** Your task **
Take the lines from the head of the listing through the one bearing "(0,0) rectangle (1063,466);" and copy them exactly, leaving every picture out.
☆ ☆ ☆
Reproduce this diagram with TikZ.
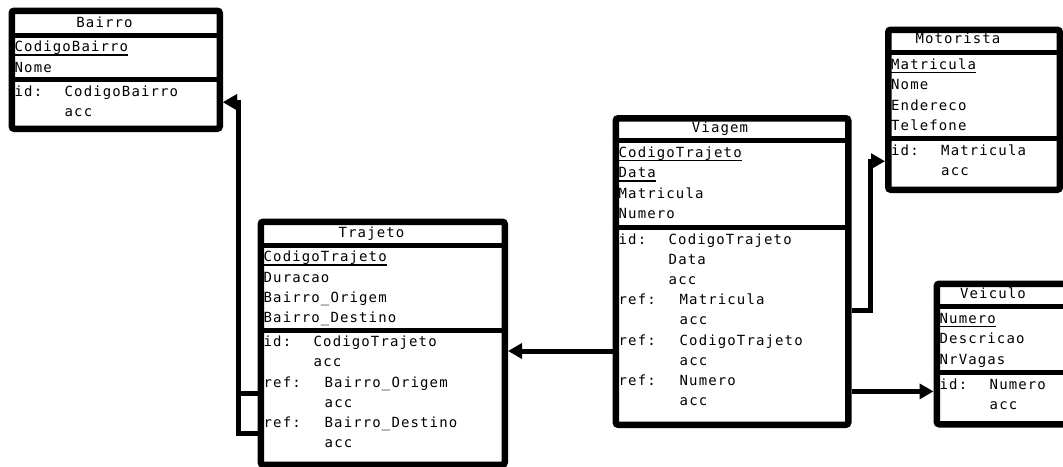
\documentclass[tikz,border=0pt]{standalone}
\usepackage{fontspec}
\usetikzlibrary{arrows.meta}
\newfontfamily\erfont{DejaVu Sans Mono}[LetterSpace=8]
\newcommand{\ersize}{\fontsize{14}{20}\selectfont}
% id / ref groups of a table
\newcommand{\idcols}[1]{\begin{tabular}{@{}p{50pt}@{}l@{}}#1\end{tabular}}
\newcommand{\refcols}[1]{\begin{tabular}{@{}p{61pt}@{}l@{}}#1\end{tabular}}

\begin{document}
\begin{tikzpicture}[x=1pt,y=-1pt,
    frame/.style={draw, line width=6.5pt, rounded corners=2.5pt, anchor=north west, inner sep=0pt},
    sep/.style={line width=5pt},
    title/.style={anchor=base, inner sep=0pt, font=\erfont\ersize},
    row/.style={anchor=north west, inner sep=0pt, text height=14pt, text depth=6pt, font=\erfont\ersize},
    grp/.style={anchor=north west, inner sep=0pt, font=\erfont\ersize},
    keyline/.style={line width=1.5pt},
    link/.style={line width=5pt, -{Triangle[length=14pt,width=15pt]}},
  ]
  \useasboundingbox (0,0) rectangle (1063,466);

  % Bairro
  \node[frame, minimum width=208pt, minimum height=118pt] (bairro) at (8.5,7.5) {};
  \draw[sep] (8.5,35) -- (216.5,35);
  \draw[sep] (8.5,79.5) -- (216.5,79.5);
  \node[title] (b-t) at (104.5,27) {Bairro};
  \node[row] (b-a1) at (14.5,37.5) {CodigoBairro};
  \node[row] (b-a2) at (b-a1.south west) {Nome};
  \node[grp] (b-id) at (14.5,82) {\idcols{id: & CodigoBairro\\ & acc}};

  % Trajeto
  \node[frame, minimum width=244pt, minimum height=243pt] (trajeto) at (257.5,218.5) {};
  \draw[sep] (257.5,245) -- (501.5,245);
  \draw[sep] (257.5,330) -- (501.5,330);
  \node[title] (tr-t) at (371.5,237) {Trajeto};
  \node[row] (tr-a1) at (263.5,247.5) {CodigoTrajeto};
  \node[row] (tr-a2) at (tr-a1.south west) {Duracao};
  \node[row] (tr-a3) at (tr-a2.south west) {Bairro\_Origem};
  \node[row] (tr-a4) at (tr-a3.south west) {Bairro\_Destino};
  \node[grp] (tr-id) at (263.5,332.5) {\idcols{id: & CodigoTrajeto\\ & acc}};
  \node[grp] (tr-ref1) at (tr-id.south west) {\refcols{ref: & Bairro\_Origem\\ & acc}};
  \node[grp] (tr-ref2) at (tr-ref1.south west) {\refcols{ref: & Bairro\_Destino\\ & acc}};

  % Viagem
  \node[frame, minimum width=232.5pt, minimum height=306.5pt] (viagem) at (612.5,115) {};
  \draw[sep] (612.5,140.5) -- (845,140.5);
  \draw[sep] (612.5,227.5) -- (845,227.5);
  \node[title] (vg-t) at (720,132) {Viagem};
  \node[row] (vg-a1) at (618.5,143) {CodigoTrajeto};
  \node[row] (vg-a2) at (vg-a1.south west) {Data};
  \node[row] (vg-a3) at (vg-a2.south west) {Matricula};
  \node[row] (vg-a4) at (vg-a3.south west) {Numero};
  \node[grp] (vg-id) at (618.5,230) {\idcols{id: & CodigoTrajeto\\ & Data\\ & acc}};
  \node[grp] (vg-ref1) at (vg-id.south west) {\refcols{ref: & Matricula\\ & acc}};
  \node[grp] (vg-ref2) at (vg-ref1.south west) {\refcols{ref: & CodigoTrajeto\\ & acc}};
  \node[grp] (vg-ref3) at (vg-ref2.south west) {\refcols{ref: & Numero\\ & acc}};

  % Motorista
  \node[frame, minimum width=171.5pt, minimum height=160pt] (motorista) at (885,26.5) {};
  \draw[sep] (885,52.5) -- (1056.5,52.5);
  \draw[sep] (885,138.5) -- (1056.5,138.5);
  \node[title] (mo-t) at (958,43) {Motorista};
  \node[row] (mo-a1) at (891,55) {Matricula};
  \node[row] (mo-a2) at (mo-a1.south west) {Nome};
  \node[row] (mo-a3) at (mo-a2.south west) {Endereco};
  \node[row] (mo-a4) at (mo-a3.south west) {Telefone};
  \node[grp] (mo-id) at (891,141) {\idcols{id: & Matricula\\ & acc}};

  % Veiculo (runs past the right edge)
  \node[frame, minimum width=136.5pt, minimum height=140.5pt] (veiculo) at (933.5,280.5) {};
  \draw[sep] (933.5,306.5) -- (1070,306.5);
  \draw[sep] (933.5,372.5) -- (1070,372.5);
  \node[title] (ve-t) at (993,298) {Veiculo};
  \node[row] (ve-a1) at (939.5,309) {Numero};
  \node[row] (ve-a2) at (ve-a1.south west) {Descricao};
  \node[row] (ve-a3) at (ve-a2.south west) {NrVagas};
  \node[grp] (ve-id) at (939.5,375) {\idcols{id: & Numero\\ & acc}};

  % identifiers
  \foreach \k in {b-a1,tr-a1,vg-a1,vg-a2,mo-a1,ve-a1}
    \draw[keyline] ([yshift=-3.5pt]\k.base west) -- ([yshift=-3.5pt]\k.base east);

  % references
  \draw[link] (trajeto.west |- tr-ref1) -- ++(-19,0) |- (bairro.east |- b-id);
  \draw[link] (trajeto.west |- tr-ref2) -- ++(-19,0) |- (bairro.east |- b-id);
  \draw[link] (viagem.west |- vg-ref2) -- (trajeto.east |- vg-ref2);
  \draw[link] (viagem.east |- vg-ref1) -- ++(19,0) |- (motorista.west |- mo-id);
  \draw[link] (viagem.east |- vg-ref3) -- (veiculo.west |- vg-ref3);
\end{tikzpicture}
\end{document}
☆ ☆ ☆
** Result **
Reproduce this diagram with TikZ.
\documentclass[tikz,border=0pt]{standalone}
\usepackage{fontspec}
\usetikzlibrary{arrows.meta}
\newfontfamily\erfont{DejaVu Sans Mono}[LetterSpace=8]
\newcommand{\ersize}{\fontsize{14}{20}\selectfont}
% id / ref groups of a table
\newcommand{\idcols}[1]{\begin{tabular}{@{}p{50pt}@{}l@{}}#1\end{tabular}}
\newcommand{\refcols}[1]{\begin{tabular}{@{}p{61pt}@{}l@{}}#1\end{tabular}}

\begin{document}
\begin{tikzpicture}[x=1pt,y=-1pt,
    frame/.style={draw, line width=6.5pt, rounded corners=2.5pt, anchor=north west, inner sep=0pt},
    sep/.style={line width=5pt},
    title/.style={anchor=base, inner sep=0pt, font=\erfont\ersize},
    row/.style={anchor=north west, inner sep=0pt, text height=14pt, text depth=6pt, font=\erfont\ersize},
    grp/.style={anchor=north west, inner sep=0pt, font=\erfont\ersize},
    keyline/.style={line width=1.5pt},
    link/.style={line width=5pt, -{Triangle[length=14pt,width=15pt]}},
  ]
  \useasboundingbox (0,0) rectangle (1063,466);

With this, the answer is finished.